Monday, 23 January 2012

Who's Horse? (In a Northumbrian accent) Why, It's War Horse!

Von He-Who-Cannot-Be-Named rocked up his white stallion on Sunday afternoon to deliver my monthly thrashing and to drag me to see War Horse, the film he's been raving about all year. He hates horses and war, so this was the perfect film for him. I wanted to see it as well, because I'm SUCH A MASSIVE FAN OF THE BOOK, YOU KNOW, THAT BOOK THAT IS FOR CHILDREN. CHILDREN, NOT 37 YEAR OLD MEN.


Read an adult book, you slack jawed cunt...

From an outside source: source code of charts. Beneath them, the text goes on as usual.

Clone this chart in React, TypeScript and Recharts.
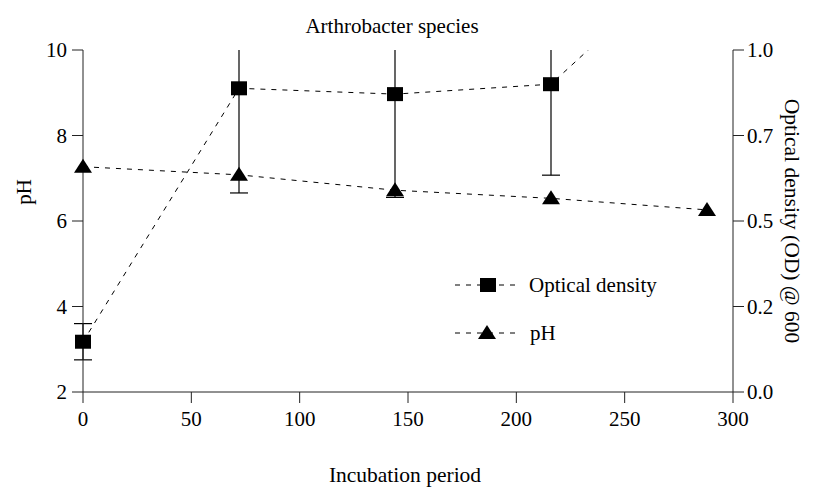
import { ComposedChart, Line, XAxis, YAxis, ErrorBar, Legend } from "recharts";

const hours = [0, 72, 144, 216, 288];
const opticalDensity = [0.147, 0.888, 0.871, 0.9, 1.32];
const odError = [0.053, 0.306, 0.302, 0.266, 0];
const phValues = [7.27, 7.08, 6.72, 6.53, 6.26];

const hourTicks = [0, 50, 100, 150, 200, 250, 300];
const phTicks = [2, 4, 6, 8, 10];
const odTicks = [0, 0.25, 0.5, 0.75, 1];
const odTickLabels = ["0.0", "0.2", "0.5", "0.7", "1.0"];

const data = hours.map((h, i) => ({
  hours: h,
  od: opticalDensity[i],
  odErr: odError[i],
  ph: phValues[i],
}));

const font = "'Liberation Serif', 'Times New Roman', serif";
const ink = "#000";
const axisInk = "#222";
const tickStyle = { fontSize: 21, fill: ink, fontFamily: font };

const SquareDot = (props: any) => {
  const { cx, cy, index } = props;
  if (cx == null || cy == null) return <g key={`sq-${index}`} />;
  return <rect key={`sq-${index}`} x={cx - 8} y={cy - 7} width={16} height={14} fill={ink} />;
};

const TriangleDot = (props: any) => {
  const { cx, cy, index } = props;
  if (cx == null || cy == null) return <g key={`tr-${index}`} />;
  return (
    <polygon
      key={`tr-${index}`}
      points={`${cx},${cy - 8} ${cx - 9},${cy + 6} ${cx + 9},${cy + 6}`}
      fill={ink}
    />
  );
};

function SeriesLegend() {
  return (
    <svg width={250} height={80} style={{ display: "block" }}>
      <line x1={5} y1={17} x2={68} y2={17} stroke={ink} strokeDasharray="5 6" />
      <rect x={30} y={10} width={16} height={14} fill={ink} />
      <text x={79} y={24} fontSize={21} fontFamily={font} fill={ink}>
        Optical density
      </text>
      <line x1={5} y1={65} x2={68} y2={65} stroke={ink} strokeDasharray="5 6" />
      <polygon points="37,57 28,71 46,71" fill={ink} />
      <text x={80} y={72} fontSize={21} fontFamily={font} fill={ink}>
        pH
      </text>
    </svg>
  );
}

export default function App() {
  return (
    <div style={{ position: "absolute", left: 0, top: 0, width: 815, height: 487, background: "#fff" }}>
      <style>{`.recharts-errorBars { clip-path: url(#plotClip); }`}</style>
      <ComposedChart width={815} height={487} data={data} margin={{ top: 50, right: 0, bottom: 0, left: 0 }}>
        <defs>
          <clipPath id="plotClip">
            <rect x={0} y={50} width={815} height={360} />
          </clipPath>
        </defs>
        <XAxis
          dataKey="hours"
          type="number"
          domain={[0, 300]}
          ticks={hourTicks}
          height={95}
          tick={tickStyle}
          tickSize={11}
          tickMargin={8}
          stroke={axisInk}
          yAxisId="ph"
        />
        <YAxis
          yAxisId="ph"
          domain={[2, 10]}
          ticks={phTicks}
          width={83}
          tick={tickStyle}
          tickSize={11}
          tickMargin={5}
          stroke={axisInk}
        />
        <YAxis
          yAxisId="od"
          orientation="right"
          domain={[0, 1]}
          allowDataOverflow
          ticks={odTicks}
          tickFormatter={(v: number) => odTickLabels[odTicks.indexOf(v)] ?? String(v)}
          width={82}
          tick={tickStyle}
          tickSize={11}
          tickMargin={3}
          stroke={axisInk}
        />
        <Line
          yAxisId="od"
          dataKey="od"
          type="linear"
          stroke={ink}
          strokeWidth={1}
          strokeDasharray="5 6"
          dot={SquareDot}
          activeDot={false}
          isAnimationActive={false}
        >
          <ErrorBar dataKey="odErr" direction="y" width={9} stroke={ink} strokeWidth={1.2} />
        </Line>
        <Line
          yAxisId="ph"
          dataKey="ph"
          type="linear"
          stroke={ink}
          strokeWidth={1}
          strokeDasharray="5 6"
          dot={TriangleDot}
          activeDot={false}
          isAnimationActive={false}
        />
        <Legend
          layout="horizontal"
          verticalAlign="middle"
          align="center"
          content={() => <SeriesLegend />}
          wrapperStyle={{ position: "absolute", left: 450, top: 268, width: 250, height: 80 }}
        />
        <text x={392} y={33} textAnchor="middle" fontSize={21} fontFamily={font} fill={ink}>
          Arthrobacter species
        </text>
        <text x={405} y={482} textAnchor="middle" fontSize={21.5} fontFamily={font} fill={ink}>
          Incubation period
        </text>
        <text
          x={24}
          y={192}
          textAnchor="middle"
          dominantBaseline="central"
          transform="rotate(-90 24 192)"
          fontSize={21}
          fontFamily={font}
          fill={ink}
        >
          pH
        </text>
        <text
          x={792}
          y={221}
          textAnchor="middle"
          dominantBaseline="central"
          transform="rotate(90 792 221)"
          fontSize={21.5}
          fontFamily={font}
          fill={ink}
        >
          Optical density (OD) @ 600
        </text>
      </ComposedChart>
    </div>
  );
}
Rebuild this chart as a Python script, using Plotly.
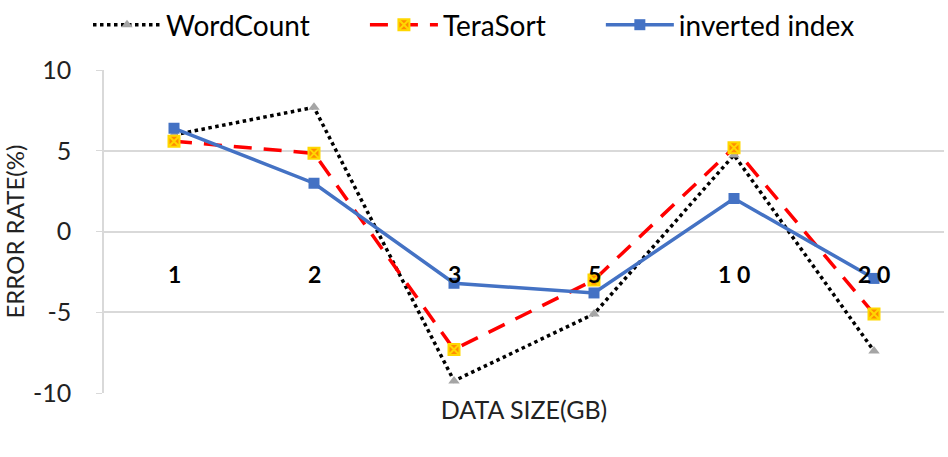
import plotly.graph_objects as go

# Data
data_sizes = ["1", "2", "3", "5", "10", "20"]
size_labels = ["1", "2", "3", "5", "1 0", "2 0"]
wordcount = [6.0, 7.7, -9.25, -5.1, 4.75, -7.4]
terasort = [5.6, 4.85, -7.3, -3.0, 5.2, -5.1]
inverted_index = [6.4, 3.0, -3.2, -3.8, 2.05, -2.9]
y_ticks = [-10, -5, 0, 5, 10]
y_tick_text = ["-10", "-5", "0", "5", "10"]

FONT = "Lato, Open Sans, sans-serif"
PAD = "\u00a0" * 7

fig = go.Figure()

fig.add_trace(
    go.Scatter(
        x=data_sizes,
        y=wordcount,
        name="WordCount" + PAD,
        mode="lines+markers",
        line=dict(color="black", width=3.5, dash="dot"),
        marker=dict(symbol="triangle-up", size=10, color="#A5A5A5"),
    )
)

fig.add_trace(
    go.Scatter(
        x=data_sizes,
        y=terasort,
        name="TeraSort" + PAD,
        mode="lines+markers",
        line=dict(color="#FF0000", width=3.5, dash="18px,12px"),
        marker=dict(
            symbol="square-x",
            size=11,
            color="#FF8C00",
            line=dict(color="#FFD700", width=2),
        ),
    )
)

fig.add_trace(
    go.Scatter(
        x=data_sizes,
        y=inverted_index,
        name="inverted index",
        mode="lines+markers",
        line=dict(color="#4472C4", width=3.5),
        marker=dict(symbol="square", size=11, color="#4472C4"),
    )
)

# Category labels sit just under the zero line, as in the Excel original
for i, lab in enumerate(size_labels):
    fig.add_annotation(
        x=i,
        y=0,
        text=f"<b>{lab}</b>",
        showarrow=False,
        yanchor="top",
        yshift=-26,
        font=dict(family=FONT, size=23, color="black"),
    )

fig.update_layout(
    width=948,
    height=457,
    margin=dict(l=104, r=4, t=64, b=64),
    plot_bgcolor="white",
    paper_bgcolor="white",
    font=dict(family=FONT, size=24, color="#222222"),
    showlegend=True,
    legend=dict(
        orientation="h",
        x=0.5,
        xref="container",
        xanchor="center",
        y=1.0,
        yref="container",
        yanchor="top",
        font=dict(size=28, color="black"),
        itemwidth=68,
    ),
    xaxis=dict(
        type="category",
        range=[-0.5, 5.5],
        showticklabels=False,
        showgrid=False,
        zeroline=False,
        title=dict(text="DATA SIZE(GB)", font=dict(size=25, color="#222222"), standoff=8),
    ),
    yaxis=dict(
        range=[-10, 10],
        tickvals=y_ticks,
        ticktext=y_tick_text,
        showgrid=True,
        gridcolor="#D9D9D9",
        gridwidth=1.5,
        zeroline=False,
        showline=True,
        linecolor="#D9D9D9",
        linewidth=1.5,
        ticks="outside",
        ticklen=6,
        tickcolor="#D9D9D9",
        ticklabelstandoff=20,
        tickfont=dict(size=25, color="#222222"),
        title=dict(text="ERROR RATE(%)", font=dict(size=24, color="#222222"), standoff=8),
    ),
)

# page has default body margin; drop it so the figure sits at the window corner
fig.write_html(
    "out.html",
    config={"displayModeBar": False},
    post_script="document.body.style.margin = '0';",
)
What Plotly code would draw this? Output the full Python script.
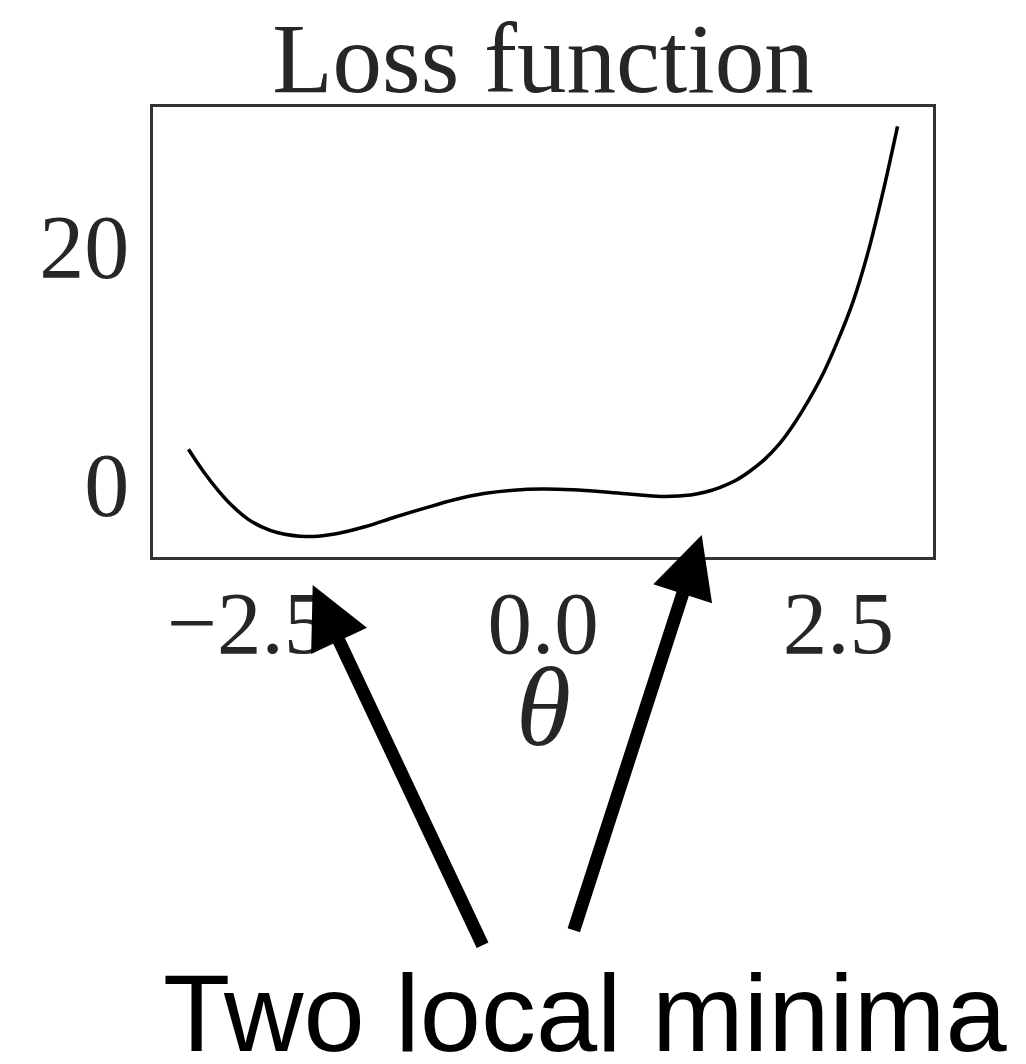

I actually wanted to see it because Dr David Kenyon and TV's Andy Robertshaw had done the military advising on the film and Andy appeared as an extra. It became a game of 'Spot TV's Andy Robertshaw'. I won it outright as Herr He-Who-Cannot-Be-Named doesn't know what TV's Andy Robertshaw looks like.


That's one nil to me

There will be spoilers from here on in, so if you want to go and see this film then don't read on, though why you would want to spend your hard earned cash on this lump of shit is beyond me. I wasn't expecting greatness in the first place and I certainly wasn't disappointed. The film is full of the usual World War One tropes, but that is not the worst thing about it. We were supposed to empathise with the horse but He-Who-Cannot-Be-Named and I were talking about what was so special about the horse and we couldn't work out why everyone human seemed to want to have a love affair with the beast. Sure, it was a good looking animal, but it was patently rubbish. Despite being able to plough a field like a modern mechanical tractor it couldn't jump. What kind of fucking horse can't jump? A shit one, that's what kind. I guess this was a plot device in order to allow the fucking dumb animal to get tangled up in barbed wire in No Man's Land so Tommy and Jerry could have a bonding experience whilst freeing it and demonstrating how futile the First World War was. This last scene was supposed to be tense, with threat of the horse being blinded or dying during the rescue, but all tension was lost when you realised that the film is about the horse and there is no way on God's green Earth that the producers will allow an animal to die on screen. It just became a farcical and over long scene.


Otto Dix was thrown off the production after the unveiling of his storyboard

Speaking of dying, there was another unfathomable factor in this movie. The human 'star', Albert, is given his father's cavalry pennant and this finds its way onto the horse's tack as the horse is taken off to war as a good luck charm. It actually does the exact opposite and brings black luck on anyone that happens across it. The young officer who first buys the horse is killed during an attack, the two young Germans who go AWOL with the horse are shot at dawn without a trial (give me fucking strength...) and then the young girl who seemingly spends two years (as dated by the German soldiers helmets...) trying to teach the fucking useless horse to jump ends up getting killed. Even Albert is scarred for life with a gas attack. What kind of luck is that?


 Where's me pennant?

The final scenes really wound me up, when Albert is reunited with the horse it is at an Advanced Dressing Station. The doctor on duty has been pulled out of dressing station to have a look at the horse which is wounded. Now, my first question is, why didn't the Private take the horse to the Veterinary Corps rather than a fucking human doctor? He would have known they existed as the British Army of 1918 was dependent on animals. Secondly, why was the doctor pulled out of the Dressing Station to look at a horse when the men he was supposed to be treating were dying? Why would a single horses life count more than humans? This is the main premise of the film, that we supposed to care more about the life and death of one horse over the thousands of injured and dying men.


Leave those men, a horse somewhere is injured!

Anyway, the horse is injured and the doctor declares it cannot be healed so recommends that it is to be put out of its misery and a Sergeant steps up to the task. This is when Albert reappears, does his stupid owl hoot call and everyone is happy and joyful that the horse is actually his and not just some random horse. But what everyone seemingly forgets is that the horse is still injured and should be put out of its misery. But this fact is conveniently forgotten and the horse miraculously survives its injuries! This is literally scratching the surface of what is wrong with this film and I neither have the inclination or energy to detail everything wrong with it. Modern conception of the First World War is as a futile and senseless waste of life. I would argue that War Horse was a futile and senseless waste of my life.

Anyway, I was actually told off by a woman sat next to me for laughing so hard at the film. She told me to get myself an Airfix kit, I told her I already had some. I'm not really sure what she meant by that insult. He-Who-Cannot-Be-Named suggested the film would have been better had it been filmed by Ken Loach and I can't help but agree with him.

One on Ten.

3 comments:

Peter Hart said...

Now that's what I call a proper film review! Not quite enough swearing but otherwise first class!

Bruce Baby said...

I saw the same film and thought this review first rate, film would be improved by a Peter Hart screen rewrite or better still a screen score otherwise first class!

Anonymous said...

Never liked horses anyway. Miserable bastards.